• **Work to do**
Which lines hold the string "Python"? Copy every one of them.

• **Task inputs**
※
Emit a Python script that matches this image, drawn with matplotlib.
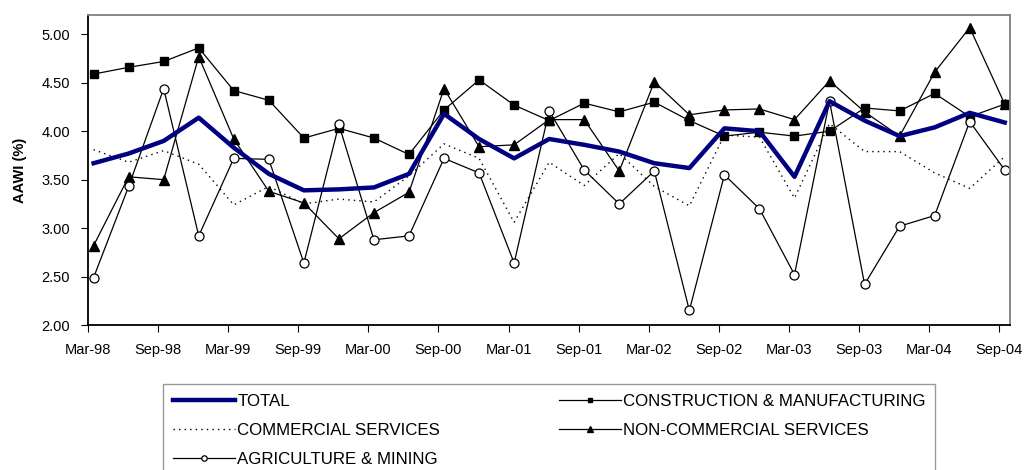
※
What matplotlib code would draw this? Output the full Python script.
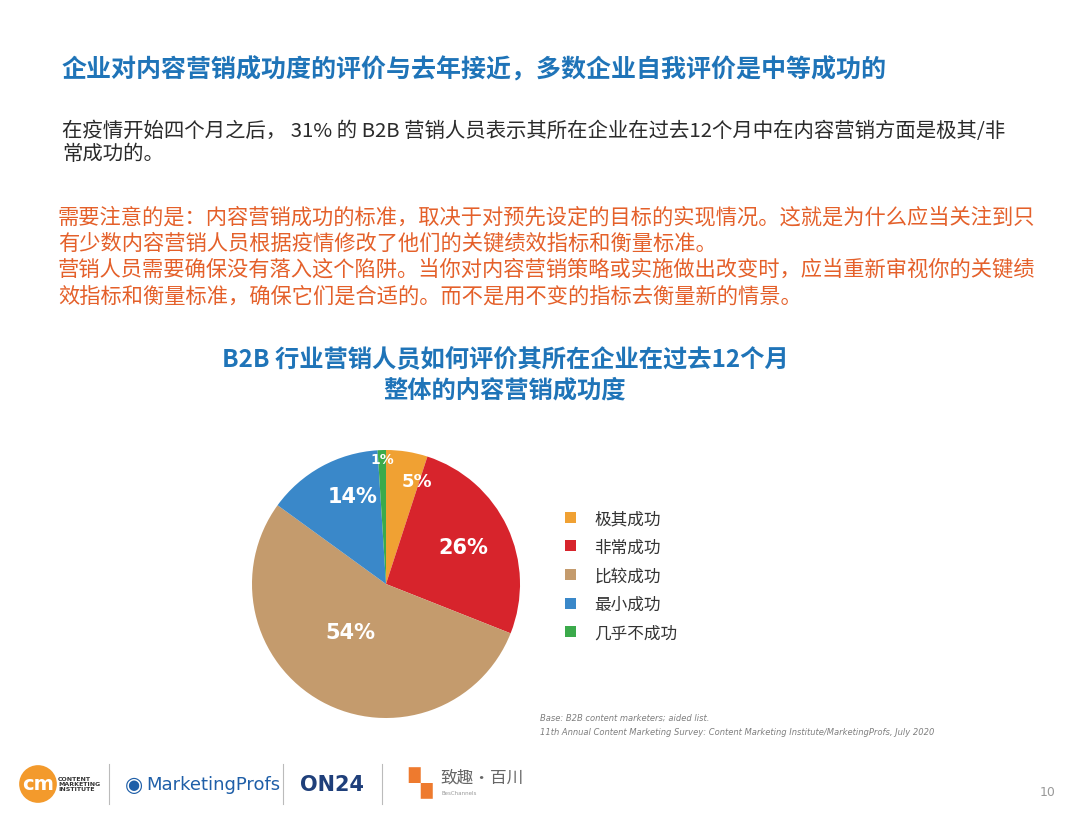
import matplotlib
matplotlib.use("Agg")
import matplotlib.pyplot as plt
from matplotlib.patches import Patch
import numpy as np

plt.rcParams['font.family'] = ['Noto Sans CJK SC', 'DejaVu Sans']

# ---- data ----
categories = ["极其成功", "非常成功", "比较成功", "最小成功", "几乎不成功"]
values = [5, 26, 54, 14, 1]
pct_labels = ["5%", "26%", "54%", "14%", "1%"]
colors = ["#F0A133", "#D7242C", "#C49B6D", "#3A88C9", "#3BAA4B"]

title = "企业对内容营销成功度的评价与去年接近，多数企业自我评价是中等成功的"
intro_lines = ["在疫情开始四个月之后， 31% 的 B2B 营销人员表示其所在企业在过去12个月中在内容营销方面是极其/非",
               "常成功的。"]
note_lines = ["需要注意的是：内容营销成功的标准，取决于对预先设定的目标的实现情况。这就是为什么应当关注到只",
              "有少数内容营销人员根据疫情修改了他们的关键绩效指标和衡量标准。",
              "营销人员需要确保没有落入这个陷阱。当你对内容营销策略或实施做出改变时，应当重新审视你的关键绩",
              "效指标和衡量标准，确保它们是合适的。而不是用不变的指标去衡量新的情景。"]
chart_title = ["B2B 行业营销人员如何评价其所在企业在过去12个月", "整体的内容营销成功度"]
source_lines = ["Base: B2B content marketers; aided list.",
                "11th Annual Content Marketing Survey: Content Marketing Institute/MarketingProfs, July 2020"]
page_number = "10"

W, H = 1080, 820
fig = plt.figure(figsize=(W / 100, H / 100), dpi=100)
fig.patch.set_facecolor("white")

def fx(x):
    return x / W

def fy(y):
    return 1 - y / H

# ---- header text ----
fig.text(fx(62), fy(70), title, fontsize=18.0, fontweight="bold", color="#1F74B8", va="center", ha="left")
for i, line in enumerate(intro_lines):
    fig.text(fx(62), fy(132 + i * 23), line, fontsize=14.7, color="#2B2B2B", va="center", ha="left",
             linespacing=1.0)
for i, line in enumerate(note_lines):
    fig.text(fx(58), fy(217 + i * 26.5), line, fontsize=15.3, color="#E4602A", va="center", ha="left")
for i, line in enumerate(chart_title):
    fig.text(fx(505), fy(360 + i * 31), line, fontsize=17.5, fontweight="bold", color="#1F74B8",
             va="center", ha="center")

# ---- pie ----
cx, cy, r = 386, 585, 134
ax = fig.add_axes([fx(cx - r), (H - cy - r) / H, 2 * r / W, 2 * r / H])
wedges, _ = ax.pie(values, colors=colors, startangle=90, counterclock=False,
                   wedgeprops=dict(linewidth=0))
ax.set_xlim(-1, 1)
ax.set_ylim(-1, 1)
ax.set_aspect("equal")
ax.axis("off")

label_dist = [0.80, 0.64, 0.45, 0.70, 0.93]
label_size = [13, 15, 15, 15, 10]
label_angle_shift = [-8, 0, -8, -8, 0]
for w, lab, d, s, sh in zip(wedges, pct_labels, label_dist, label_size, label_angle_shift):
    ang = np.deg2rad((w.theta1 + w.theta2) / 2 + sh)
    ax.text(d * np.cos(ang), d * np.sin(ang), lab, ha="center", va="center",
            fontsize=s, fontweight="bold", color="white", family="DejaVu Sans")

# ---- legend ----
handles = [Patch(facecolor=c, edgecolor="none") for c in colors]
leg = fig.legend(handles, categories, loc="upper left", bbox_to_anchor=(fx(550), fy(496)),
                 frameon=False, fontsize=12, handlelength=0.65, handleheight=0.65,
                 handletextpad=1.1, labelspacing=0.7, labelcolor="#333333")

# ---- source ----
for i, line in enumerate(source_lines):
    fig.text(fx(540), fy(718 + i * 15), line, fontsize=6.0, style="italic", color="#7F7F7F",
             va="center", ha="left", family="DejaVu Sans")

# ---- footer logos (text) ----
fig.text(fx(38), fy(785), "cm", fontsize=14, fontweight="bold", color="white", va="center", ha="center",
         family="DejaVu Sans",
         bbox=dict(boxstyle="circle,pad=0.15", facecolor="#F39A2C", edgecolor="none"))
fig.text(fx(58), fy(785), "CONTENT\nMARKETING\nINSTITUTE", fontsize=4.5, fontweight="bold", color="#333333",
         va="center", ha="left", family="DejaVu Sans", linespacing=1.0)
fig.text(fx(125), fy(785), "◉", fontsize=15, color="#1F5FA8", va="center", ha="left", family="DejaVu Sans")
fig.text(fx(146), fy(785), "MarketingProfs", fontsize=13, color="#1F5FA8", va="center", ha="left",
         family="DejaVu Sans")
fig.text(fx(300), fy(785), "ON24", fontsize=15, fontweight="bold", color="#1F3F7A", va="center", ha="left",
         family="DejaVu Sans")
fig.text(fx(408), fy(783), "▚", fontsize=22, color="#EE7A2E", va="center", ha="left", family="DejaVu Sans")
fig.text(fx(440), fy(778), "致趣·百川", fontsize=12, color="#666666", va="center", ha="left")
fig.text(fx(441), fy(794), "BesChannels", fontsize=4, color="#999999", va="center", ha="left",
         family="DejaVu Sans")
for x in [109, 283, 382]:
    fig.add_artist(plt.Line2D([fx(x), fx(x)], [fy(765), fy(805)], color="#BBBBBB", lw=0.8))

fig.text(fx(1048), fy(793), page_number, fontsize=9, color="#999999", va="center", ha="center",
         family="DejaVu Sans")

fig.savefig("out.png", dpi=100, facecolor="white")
※
• **The output**
Emit a Python script that matches this image, drawn with matplotlib.
What matplotlib code would draw this? Output the full Python script.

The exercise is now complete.